Over the past few years, the Unconventional Resources Technology Conference (URTeC), a joint effort between the Society of Petroleum Engineers, the American Association of Petroleum Geologists and the Society of Exploration Geophysicists, has examined the relatively new realm of shale plays and the integration they require among the disparate disciplines. At the recent URTeC conference in Austin, Texas, Greg Guidry, executive vice president of unconventionals for Shell, discussed how one supermajor got in on the ground floor and duked it out with some much more nimble independents.
Noting that there were “lots of brains here in the audience,” Guidry described Shell, in the shale reference, as a “lumbering international oil company” but noted that “one of the Seven Sisters” has actually been able to be “as nimble as an independent” while leveraging the strengths of a major oil and gas company. “And this is all while in the context of doing more with less,” he said.
He gave an overall context to shale’s importance to Shell. “Obviously, shale is a piece of our overall portfolio,” he said. But it’s not the only piece. Shell is still very invested in its deepwater interests around the world, Guidry said, including its assets in Brazil. And because of low fuel costs and plentiful methane availability, its chemicals business, particularly with its new cracker capability in Pennsylvania, is a “huge, huge commitment,” he said.
Deep portfolio
But shales remain a major part of the company’s North American portfolio. “This is a future opportunity that we’re spending about $2.5 billion dollars a year on,” he said. “So it’s a very, very substantial business in Shell, and it is meant to be even more substantial as we go forward. The strategic intent for shale is to be a very material, attractive, sustainable business for Shell for growth into the future.”
Currently the company has about 12 Bbbl on the books, he said, mostly in North America. But Shell also is dabbling in Argentina as well as other countries around the world.
Nimble yet strong
“What do I mean when I say, ‘nimble as an independent but with the strengths of a major?’” Guidry asked. He noted that the company had to do “an incredible amount of work” to alter its standards to a more fit-forpurpose approach to enable it to be as cost-effective, quick and pragmatic as an independent. “This is absolutely required to even compete in this business,” he said. This required some dramatic changes in terms of well standards, facility standards and the way the company matures hydrocarbons, he added.
“We’ve made tremendous progress, and we are quite competitive in terms of execution costs,” he said. “About 90% of the wells we drilled last year were top producers, and this was with a very steep learning curve.”
‘Strengths of a major’
What can an enormous company like Shell bring to the shale table? “One is technology,” Guidry said. “We have to work with existing technology, but we also have be to looking at the longer term.”
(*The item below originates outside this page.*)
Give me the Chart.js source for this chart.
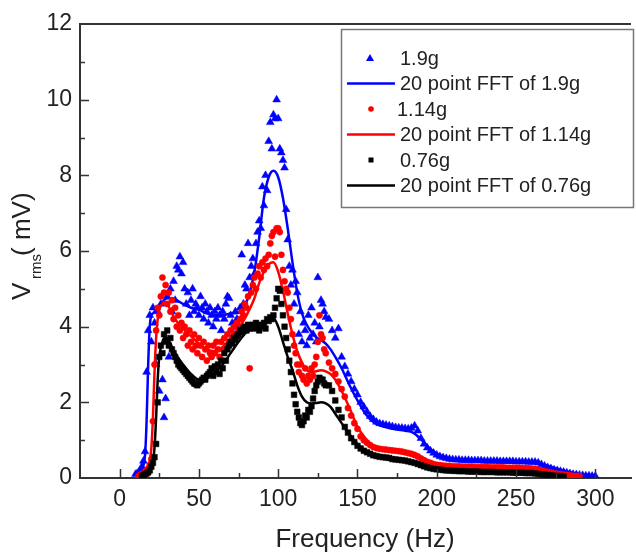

He described Shell’s “Shale Field of the Future.” “We see a huge opportunity to actually adapt existing and emerging technologies to the shale business,” he said. “Some of that’s already taking place. But what we have not seen yet is a fully integrated shale field of the future that leverages a lot of the digitalization technologies that are around.
“It’s something we call ‘iShale.’ Based on our own risk assessment, we see the ability to take about 30% to 40% of the unit development and operating cost vs. 2016 over and above what would be done with conventional learning. It’s a very material opportunity for us, and our time frame is about 2020.”
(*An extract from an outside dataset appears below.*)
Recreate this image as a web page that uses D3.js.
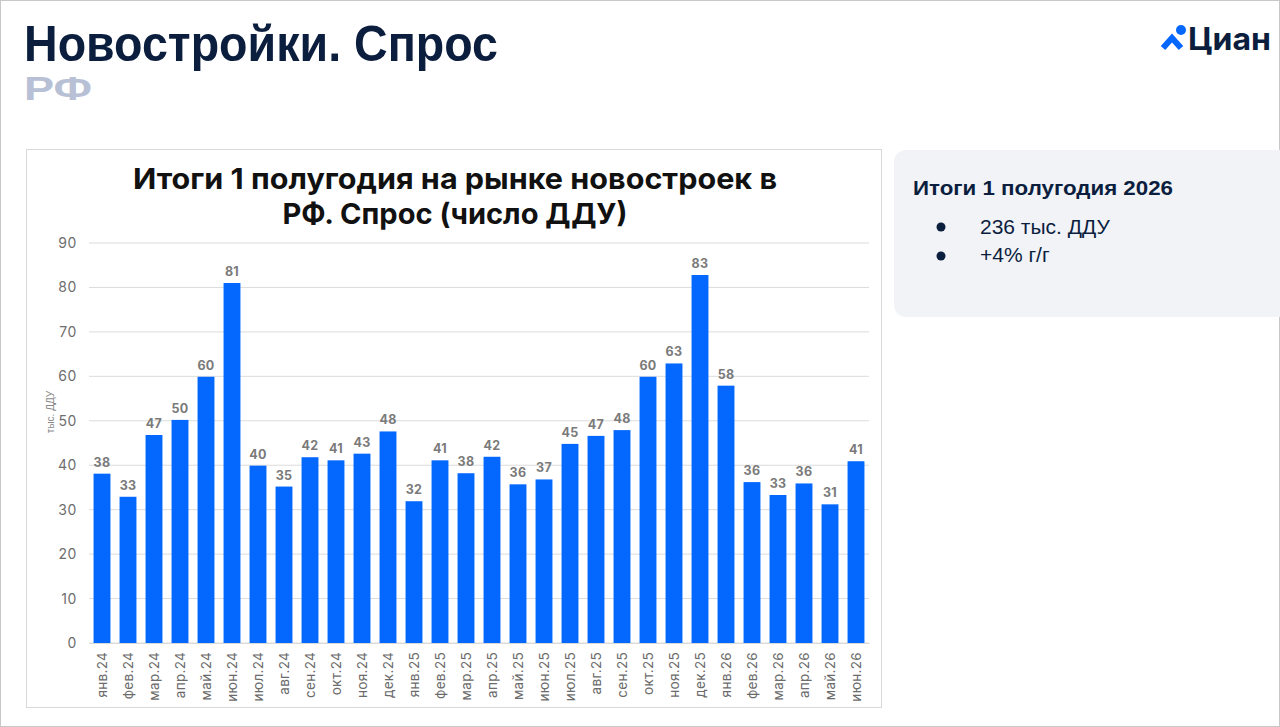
<!DOCTYPE html>
<html><head><meta charset="utf-8">
<script src="https://cdn.jsdelivr.net/npm/d3@7"></script>
<style>
html,body{margin:0;padding:0;background:#fff;}
svg{display:block;}
</style></head>
<body>
<svg id="c" width="1280" height="727"></svg>
<script>
const categories = ["янв.24","фев.24","мар.24","апр.24","май.24","июн.24","июл.24","авг.24","сен.24","окт.24","ноя.24","дек.24",
  "янв.25","фев.25","мар.25","апр.25","май.25","июн.25","июл.25","авг.25","сен.25","окт.25","ноя.25","дек.25",
  "янв.26","фев.26","мар.26","апр.26","май.26","июн.26"];
const values = [38.1,32.9,46.8,50.2,59.9,81.0,39.9,35.2,41.8,41.1,42.6,47.6,
  31.9,41.1,38.2,41.9,35.7,36.8,44.8,46.6,47.9,59.9,62.9,82.8,
  57.9,36.2,33.3,35.9,31.2,40.9];
const yTicks = [0,10,20,30,40,50,60,70,80,90];
const chartTitle = ["Итоги 1 полугодия на рынке новостроек в","РФ. Спрос (число ДДУ)"];
const yAxisTitle = "тыс. ДДУ";
const pageTitle = "Новостройки. Спрос";
const pageSubtitle = "РФ";
const panelTitle = "Итоги 1 полугодия 2026";
const panelBullets = ["236 тыс. ДДУ","+4% г/г"];

const svg = d3.select("#c");
// page border
svg.append("rect").attr("x",0.5).attr("y",0.5).attr("width",1279).attr("height",726)
  .attr("fill","#fff").attr("stroke","#c8c8c8");

// page title
svg.append("text").attr("x",24).attr("y",61).text(pageTitle)
  .attr("font-family","Liberation Sans, Arial, sans-serif").attr("font-weight",700)
  .attr("font-size",50).attr("fill","#0c1e3e")
  .attr("textLength",474).attr("lengthAdjust","spacingAndGlyphs");
svg.append("text").attr("x",24).attr("y",100).text(pageSubtitle)
  .attr("font-family","Liberation Sans, Arial, sans-serif").attr("font-weight",700)
  .attr("font-size",34).attr("fill","#b7c0d5")
  .attr("textLength",68).attr("lengthAdjust","spacingAndGlyphs");

// logo
const lg = svg.append("g");
lg.append("circle").attr("cx",1181).attr("cy",30).attr("r",5).attr("fill","#0468ff");
lg.append("path").attr("d","M1163,48 L1172,38 L1181,48").attr("fill","none")
  .attr("stroke","#0468ff").attr("stroke-width",6).attr("stroke-linejoin","miter");
lg.append("text").attr("x",1188).attr("y",50).text("Циан")
  .attr("font-family","Inter, Liberation Sans, sans-serif").attr("font-weight",700)
  .attr("font-size",31).attr("fill","#0c1e3e")
  .attr("textLength",83).attr("lengthAdjust","spacingAndGlyphs");

// chart frame
svg.append("rect").attr("x",26.5).attr("y",149.5).attr("width",855).attr("height",558)
  .attr("fill","#fff").attr("stroke","#d9d9d9");

// chart title
const ctLens = [644,345];
chartTitle.forEach((t,i)=>svg.append("text").attr("text-anchor","middle")
  .attr("x",455).attr("y",189+i*35).text(t)
  .attr("font-family","Inter, Liberation Sans, sans-serif").attr("font-weight",700)
  .attr("font-size",29).attr("fill","#111")
  .attr("textLength",ctLens[i]).attr("lengthAdjust","spacingAndGlyphs"));

const x = d3.scaleBand().domain(categories).range([89,869]).paddingInner(0.35).paddingOuter(0.175);
const y = d3.scaleLinear().domain([0,90]).range([643,243]);

// gridlines
svg.append("g").selectAll("line").data(yTicks).join("line")
  .attr("x1",89).attr("x2",869).attr("y1",d=>y(d)).attr("y2",d=>y(d))
  .attr("stroke","#dcdcdc").attr("stroke-width",1);

// y axis
const ya = svg.append("g").attr("transform","translate(89,0)")
  .call(d3.axisLeft(y).tickValues(yTicks).tickSize(0).tickPadding(12));
ya.select(".domain").remove();
ya.selectAll("text").attr("font-family","Inter, Liberation Sans, sans-serif")
  .attr("font-size",14).attr("letter-spacing",0.6).attr("fill","#6e6e6e");

svg.append("text").attr("transform","translate(54,412) rotate(-90)")
  .attr("text-anchor","middle").text(yAxisTitle)
  .attr("font-family","Liberation Sans, Arial, sans-serif").attr("font-size",10).attr("fill","#8a8a8a");

// bars
svg.append("g").selectAll("rect").data(values).join("rect")
  .attr("x",(d,i)=>x(categories[i])).attr("width",x.bandwidth())
  .attr("y",d=>y(d)).attr("height",d=>y(0)-y(d)).attr("fill","#0468ff");

// data labels
svg.append("g").selectAll("text").data(values).join("text")
  .attr("x",(d,i)=>x(categories[i])+x.bandwidth()/2).attr("y",d=>y(d)-7)
  .attr("text-anchor","middle").text(d=>Math.round(d))
  .attr("font-family","Inter, Liberation Sans, sans-serif").attr("font-weight",700)
  .attr("font-size",12.5).attr("letter-spacing",0.3).attr("fill","#7a7a7a");

// x axis
const xa = svg.append("g").attr("transform","translate(0,643)")
  .call(d3.axisBottom(x).tickSize(0).tickPadding(0));
xa.select(".domain").attr("stroke","#d9d9d9");
xa.selectAll("text").attr("transform","rotate(-90)").attr("text-anchor","end")
  .attr("x",-9).attr("y",0).attr("dy","0.35em")
  .attr("font-family","Inter, Liberation Sans, sans-serif").attr("font-size",13.5)
  .attr("letter-spacing",0.3).attr("fill","#6b6b6b");

// right panel
svg.append("rect").attr("x",894).attr("y",150).attr("width",400).attr("height",167).attr("rx",12)
  .attr("fill","#f1f3f7");
svg.append("text").attr("x",913).attr("y",195).text(panelTitle)
  .attr("font-family","Liberation Sans, Arial, sans-serif").attr("font-weight",700)
  .attr("font-size",21).attr("fill","#0c1e3e")
  .attr("textLength",260).attr("lengthAdjust","spacingAndGlyphs");
panelBullets.forEach((t,i)=>{
  svg.append("circle").attr("cx",941).attr("cy",227+i*29).attr("r",4.5).attr("fill","#0c1e3e");
  svg.append("text").attr("x",980).attr("y",234+i*28).text(t)
    .attr("font-family","Liberation Sans, Arial, sans-serif").attr("font-size",21).attr("fill","#0c1e3e");
});
</script>
</body></html>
Much of this work is being done with standard suppliers, but Guidry also was pleased to note that a joint venture with the Massachusetts Institute of Technology (MIT) was helping guide the process. “We’ve got a laboratory and incubator at MIT called ‘Shell Tech Works,’” he said. “Shell Tech Works is about 50 worldclass scientists and engineers that have never worked in oil and gas. They’re astrophysicists. They’re media experts. They’ve worked in automotive systems and engineering industries.
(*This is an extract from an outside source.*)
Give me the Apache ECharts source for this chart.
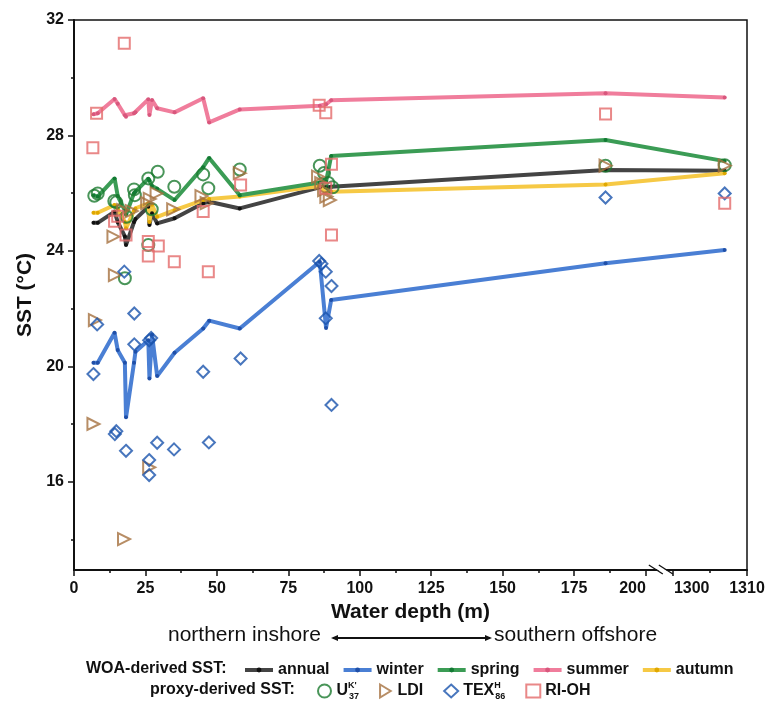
<!DOCTYPE html>
<html>
<head>
<meta charset="utf-8">
<script src="https://cdn.jsdelivr.net/npm/echarts@6/dist/echarts.min.js"></script>
<style>html,body{margin:0;padding:0;background:#fff;}#c{width:769px;height:706px;}</style>
</head>
<body>
<div id="c"></div>
<script>
// ---- data ----
const stationDepths = [6.8, 8.3, 14.2, 15.3, 17.8, 18.2, 21.0, 21.5, 26.0, 26.4, 27.3, 29.1, 35.2, 45.2, 47.3, 58.0, 86.0, 88.2, 90.0, 186.0, 1307];
const annualSST = [24.97, 24.97, 25.36, 25.0, 24.5, 24.2, 25.0, 25.1, 25.53, 24.9, 25.3, 24.95, 25.13, 25.65, 25.7, 25.47, 26.2, 26.2, 26.22, 26.8, 26.78];
const winterSST = [20.12, 20.12, 21.16, 20.56, 20.12, 18.23, 20.12, 20.5, 20.9, 19.58, 21.1, 19.66, 20.47, 21.31, 21.58, 21.31, 23.62, 21.33, 22.3, 23.57, 24.03];
const springSST = [25.93, 25.88, 26.51, 25.9, 25.4, 25.25, 26.0, 26.05, 26.5, 26.45, 26.25, 26.15, 25.76, 26.9, 27.22, 25.93, 26.37, 26.4, 27.29, 27.84, 27.11];
const summerSST = [28.73, 28.77, 29.26, 29.1, 28.7, 28.65, 28.77, 28.8, 29.25, 28.71, 29.23, 28.94, 28.8, 29.29, 28.45, 28.9, 29.03, 29.08, 29.22, 29.46, 29.31];
const autumnSST = [25.32, 25.32, 25.59, 25.45, 25.0, 24.78, 25.4, 25.47, 25.65, 25.0, 25.6, 25.18, 25.41, 25.76, 25.8, 25.88, 26.25, 26.0, 26.05, 26.3, 26.69];

const u37Points = [[7.1,25.91],[8.3,25.99],[14.1,25.73],[14.8,25.68],[18.4,25.18],[17.8,23.05],[21.0,26.13],[21.3,25.93],[26.0,26.51],[26.0,24.2],[27.2,25.44],[29.3,26.74],[35.1,26.22],[45.2,26.65],[47.0,26.17],[58.0,26.82],[86.0,26.95],[87.5,26.7],[89.0,26.35],[90.5,26.2],[186,26.95],[1307,26.97]];
const ldiPoints = [[6.8,18.0],[7.3,21.6],[13.8,24.49],[14.3,23.16],[17.2,25.41],[20.2,25.38],[25.6,25.65],[26.5,25.8],[26.3,16.5],[28.9,25.99],[34.7,25.44],[44.6,25.9],[46.4,25.65],[58.0,26.69],[17.5,14.01],[85.4,26.57],[86.5,26.35],[87.5,26.1],[88.3,25.88],[89.5,25.76],[186,26.95],[1307,26.95]];
const texPoints = [[6.8,19.73],[8.1,21.45],[17.6,23.28],[21.1,21.83],[21.1,20.76],[26.3,20.9],[27.0,20.98],[45.2,19.81],[58.3,20.27],[14.3,17.65],[14.8,17.75],[18.2,17.07],[29.1,17.35],[26.3,16.75],[26.3,16.23],[35.0,17.12],[47.2,17.36],[85.8,23.65],[86.6,23.55],[88.1,23.28],[90.1,22.78],[88.1,21.66],[90.1,18.66],[186,25.85],[1307,25.99]];
const riohPoints = [[17.6,31.19],[7.9,28.77],[6.6,27.57],[58.3,26.28],[45.2,25.36],[14.2,25.03],[15.3,25.2],[18.2,24.55],[26.0,24.32],[29.5,24.17],[26.0,23.82],[35.1,23.62],[47.0,23.28],[85.8,29.05],[88.1,28.79],[90.1,27.0],[88.1,26.17],[90.1,24.55],[186,28.74],[1307,25.65]];

const xMajorTicks = [0, 25, 50, 75, 100, 125, 150, 175, 200, 1300, 1310];
const xMinorTicks = [12.5, 37.5, 62.5, 87.5, 112.5, 137.5, 162.5, 187.5, 1305];
const yMajorTicks = [16, 20, 24, 28, 32];
const yMinorTicks = [14, 18, 22, 26, 30];

// ---- broken depth axis: 0-205 m linear, 1300-1310 m stretched ----
const BREAK_AT = 209.5, DEEP_SCALE = 2.6;
function toAxis(d) { return d <= 205 ? d : BREAK_AT + (d - 1300) * DEEP_SCALE; }
function fromAxis(v) { return v <= 205 ? Math.round(v) : Math.round(1300 + (v - BREAK_AT) / DEEP_SCALE); }

const FONT = 'Liberation Sans, Arial, sans-serif';
const chart = echarts.init(document.getElementById('c'), null, {renderer: 'canvas'});

function lineSeries(name, vals, lineColor, dotColor, z) {
  return {
    name: name, type: 'line', z: z,
    data: stationDepths.map((d, i) => [toAxis(d), vals[i]]),
    symbol: 'circle', symbolSize: 4, showSymbol: true,
    lineStyle: {color: lineColor, width: 4},
    itemStyle: {color: dotColor},
    emphasis: {disabled: true}
  };
}
function scatterSeries(name, pts, symbol, color, size, rot) {
  return {
    name: name, type: 'scatter', z: 5,
    data: pts.map(p => [toAxis(p[0]), p[1]]),
    symbol: symbol, symbolSize: size, symbolRotate: rot || 0,
    itemStyle: {color: 'rgba(255,255,255,0)', borderColor: color, borderWidth: 2},
    emphasis: {disabled: true}
  };
}

const labelRich = {
  n: {fontFamily: FONT, fontWeight: 'bold', fontSize: 16, color: '#111'},
  l: {fontFamily: FONT, fontWeight: 'bold', fontSize: 16, color: '#111', padding: [0, 26, 0, 0]},
  r: {fontFamily: FONT, fontWeight: 'bold', fontSize: 16, color: '#111', padding: [0, 0, 0, 38]}
};
function xLabel(v) {
  const d = fromAxis(v);
  if (d === 200) return '{l|200}';
  if (d === 1300) return '{r|1300}';
  return '{n|' + d + '}';
}

const option = {
  animation: false,
  backgroundColor: '#fff',
  grid: {left: 74, top: 20, right: 22, bottom: 136, show: true, borderColor: '#111', borderWidth: 1.5, backgroundColor: 'transparent'},
  xAxis: [
    {
      type: 'value', min: 0, max: 235.5,
      name: 'Water depth (m)', nameLocation: 'middle', nameGap: 31,
      nameTextStyle: {fontFamily: FONT, fontWeight: 'bold', fontSize: 21, color: '#111'},
      axisLine: {show: true, lineStyle: {color: '#111', width: 2}},
      axisTick: {show: true, length: 6, lineStyle: {color: '#111', width: 1.5}, customValues: xMajorTicks.map(toAxis)},
      axisLabel: {margin: 11, customValues: xMajorTicks.map(toAxis), formatter: xLabel, rich: labelRich,
                  fontFamily: FONT, fontWeight: 'bold', fontSize: 16, color: '#111'},
      splitLine: {show: false}
    },
    {
      type: 'value', min: 0, max: 235.5, position: 'bottom',
      axisLine: {show: false},
      axisTick: {show: true, length: 3, lineStyle: {color: '#111', width: 1.5}, customValues: xMinorTicks.map(toAxis)},
      axisLabel: {show: false, customValues: xMinorTicks.map(toAxis)},
      splitLine: {show: false}
    }
  ],
  yAxis: [
    {
      type: 'value', min: 12.94, max: 32,
      name: 'SST (°C)', nameLocation: 'middle', nameGap: 38, nameRotate: 90,
      nameTextStyle: {fontFamily: FONT, fontWeight: 'bold', fontSize: 21, color: '#111'},
      axisLine: {show: true, lineStyle: {color: '#111', width: 2}},
      axisTick: {show: true, length: 6, lineStyle: {color: '#111', width: 1.5}, customValues: yMajorTicks},
      axisLabel: {margin: 10, customValues: yMajorTicks, fontFamily: FONT, fontWeight: 'bold', fontSize: 16, color: '#111'},
      splitLine: {show: false}
    },
    {
      type: 'value', min: 12.94, max: 32, position: 'left',
      axisLine: {show: false},
      axisTick: {show: true, length: 3, lineStyle: {color: '#111', width: 1.5}, customValues: yMinorTicks},
      axisLabel: {show: false, customValues: yMinorTicks},
      splitLine: {show: false}
    }
  ],
  legend: [
    {
      data: ['annual', 'winter', 'spring', 'summer', 'autumn'],
      left: 238, top: 657, itemWidth: 28, itemHeight: 6, itemGap: 12,
      lineStyle: {width: 4},
      textStyle: {fontFamily: FONT, fontWeight: 'bold', fontSize: 16, color: '#111'},
      selectedMode: false
    },
    {
      data: ['U37', {name: 'LDI', icon: 'path://M0,0 L9,5.5 L0,11 Z'}, 'TEX86', 'RI-OH'],
      left: 312, top: 676, itemWidth: 14, itemHeight: 13, itemGap: 20,
      selectedMode: false,
      formatter: function (name) {
        if (name === 'U37') return '{b|U}{sup|K\'}{sub|37}';
        if (name === 'TEX86') return '{b|TEX}{sup|H}{sub|86}';
        return '{b|' + name + '}';
      },
      textStyle: {
        fontFamily: FONT, fontWeight: 'bold', fontSize: 16, color: '#111',
        rich: {
          b: {fontFamily: FONT, fontWeight: 'bold', fontSize: 16, color: '#111', lineHeight: 20},
          sup: {fontFamily: FONT, fontSize: 9, color: '#111', verticalAlign: 'top', lineHeight: 10, width: 1},
          sub: {fontFamily: FONT, fontSize: 9, color: '#111', verticalAlign: 'bottom', lineHeight: 10}
        }
      }
    }
  ],
  series: [
    lineSeries('annual', annualSST, '#444444', '#111111', 2),
    lineSeries('autumn', autumnSST, '#f6c945', '#e0a800', 2),
    lineSeries('spring', springSST, '#3b9c55', '#127a33', 3),
    lineSeries('winter', winterSST, '#4a7fd4', '#1f4fa8', 2),
    lineSeries('summer', summerSST, '#f07d9c', '#d8577d', 2),
    scatterSeries('U37', u37Points, 'circle', '#1c7a30', 12),
    scatterSeries('LDI', ldiPoints, 'triangle', '#a5713f', 12, -90),
    scatterSeries('TEX86', texPoints, 'diamond', '#1a54ad', 12),
    scatterSeries('RI-OH', riohPoints, 'rect', '#e36a6a', 11)
  ]
};
chart.setOption(option);

// decorations: axis break marks, direction arrow, legend titles
const bx = chart.convertToPixel({xAxisIndex: 0}, 205);
const by = chart.convertToPixel({yAxisIndex: 0}, 12.94);
chart.setOption({
  graphic: [
    {type: 'polygon', shape: {points: [[bx - 8, by - 4], [bx, by - 4], [bx + 12, by + 4], [bx + 4, by + 4]]}, style: {fill: '#fff'}, z: 100},
    {type: 'line', shape: {x1: bx - 11, y1: by - 5, x2: bx + 3, y2: by + 4}, style: {stroke: '#111', lineWidth: 1.3}, z: 101},
    {type: 'line', shape: {x1: bx - 1, y1: by - 5, x2: bx + 13, y2: by + 4}, style: {stroke: '#111', lineWidth: 1.3}, z: 101},
    {type: 'text', left: 168, top: 625, style: {text: 'northern inshore', font: '21px ' + FONT, fill: '#111'}},
    {type: 'line', shape: {x1: 333, y1: 638, x2: 490, y2: 638}, style: {stroke: '#111', lineWidth: 2}},
    {type: 'polygon', shape: {points: [[331, 638], [338, 635], [338, 641]]}, style: {fill: '#111'}},
    {type: 'polygon', shape: {points: [[492, 638], [485, 635], [485, 641]]}, style: {fill: '#111'}},
    {type: 'text', left: 494, top: 625, style: {text: 'southern offshore', font: '21px ' + FONT, fill: '#111'}},
    {type: 'text', left: 86, top: 661, style: {text: 'WOA-derived SST:', font: 'bold 16px ' + FONT, fill: '#111'}},
    {type: 'text', left: 150, top: 682, style: {text: 'proxy-derived SST:', font: 'bold 16px ' + FONT, fill: '#111'}}
  ]
});
</script>
</body>
</html>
“And we just give them a problem, and they come up with an incredibly innovative solution. They’re part of iShale as well, and that provides a bit of a different lens over and above some of the basic research that we’re doing in our own R&D laboratories.”
A matter of scale
One of Shell’s major strengths is its scale. It can be as nimble as an independent and can use its huge technology shadow to gain competitive edge, but it also has the scale to make these things count, Guidry said.
He addressed scale in several dimensions. “One is global procurement scale.” he said. “Applying some of our global scale to our needs here in North America is an opportunity we take advantage of.”
But it also helps to have that procurement advantage in places like the Vaca Muerta Shale in Argentina. While Shell has only drilled 20 wells in the play, he said the company is at the leading edge in terms of cost competitiveness and EUR performance. And having geosteering experience in the Duvernay in Canada has helped the company in its Argentina shale excursions.
“We’re actually geosteering the wells in Argentina from Calgary,” he said.
Overall, Guidry said the journey has been a success. Between 2013 and 2016 the company reduced its capital spend by about 60% while growing production by about 40%. Resources have grown while the footprint has shrunk. Operating costs have dropped.
But Shell is not becoming an independent. “We are an international oil company, and we certainly have a reputation to manage,” Guidry said. “We came up with one set of operating principles that controlled our framework across all regulatory regimes. And we operate by that standard regardless of what the regulations call for.”